Diese zwei exemplarischen Prozessschritte zeigen, wie eine Darstellung mit Verantwortungszuweisungen aussehen kann. Die Zeitangaben sind von Fall zu Fall zu ermitteln und die Materialien und Hilfsmittel von Bundesland zu Bundesland unterschiedlich – diese Abbildung dient nur der Visualisierung. In diesem Beispielprozess würden den beiden Schritten „Bericht zur Bedarfsermittlung“ und „Abstimmungstermin“ mindestens sieben weitere Schritte vorausgehen, unter anderem die sozialraumorientierte Beratung, die Antragstellung, die Übertragung der Daten in den Basisbogen und die Bedarfsermittlung selbst. Der Prozess des Teilhabeplanverfahrens kann mitunter aus mindestens sechszehn einzelnen Schritten mit jeweiliger Verantwortungszuteilung und Zeitangaben sowie den benötigten Materialien bestehen. Ihn zu visualisieren und zu dokumentieren ist aufwändig, aber es lohnt sich für alle Beteiligten.

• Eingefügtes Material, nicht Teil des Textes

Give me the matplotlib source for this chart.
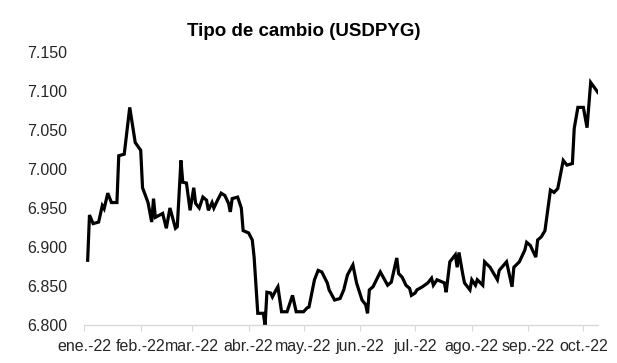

Teilhabeplanverfahren bei Trägern der Eingliederungshilfe: Keine pauschale Lösung
Dass Träger der Eingliederungshilfe von der Umsetzung des BTHG genauso sehr gefordert sind wie Leistungserbringer, zeigt sich bei näherer Betrachtung schnell. Möchten sie dem BTHG entsprechen und jedem Menschen mit Behinderung das Recht auf eine Teilhabe- bzw. Gesamtplankonferenz ermöglichen, führt das automatisch zu einer höheren Bearbeitungszeit. Dafür braucht es Ressourcen, insbesondere wenn man von ca. einem Tagwerk Arbeit pro Berufsgruppe – also Sachbearbeitung und Fallmanagement – und Fall ausgeht, was durchaus realistisch ist. Eine pauschale Lösung gibt es nicht, der Träger der Eingliederungshilfe muss hier individuelle Lösungen finden. Ein klar durchdefinierter Prozess, eine effiziente, weil nicht durch persönliche Befindlichkeiten gestörte Kommunikation innerhalb der Behörde sowie ein hohes Maß an Fachwissen aller Beteiligten bilden eine gute Grundlage für den erfolgreichen Change.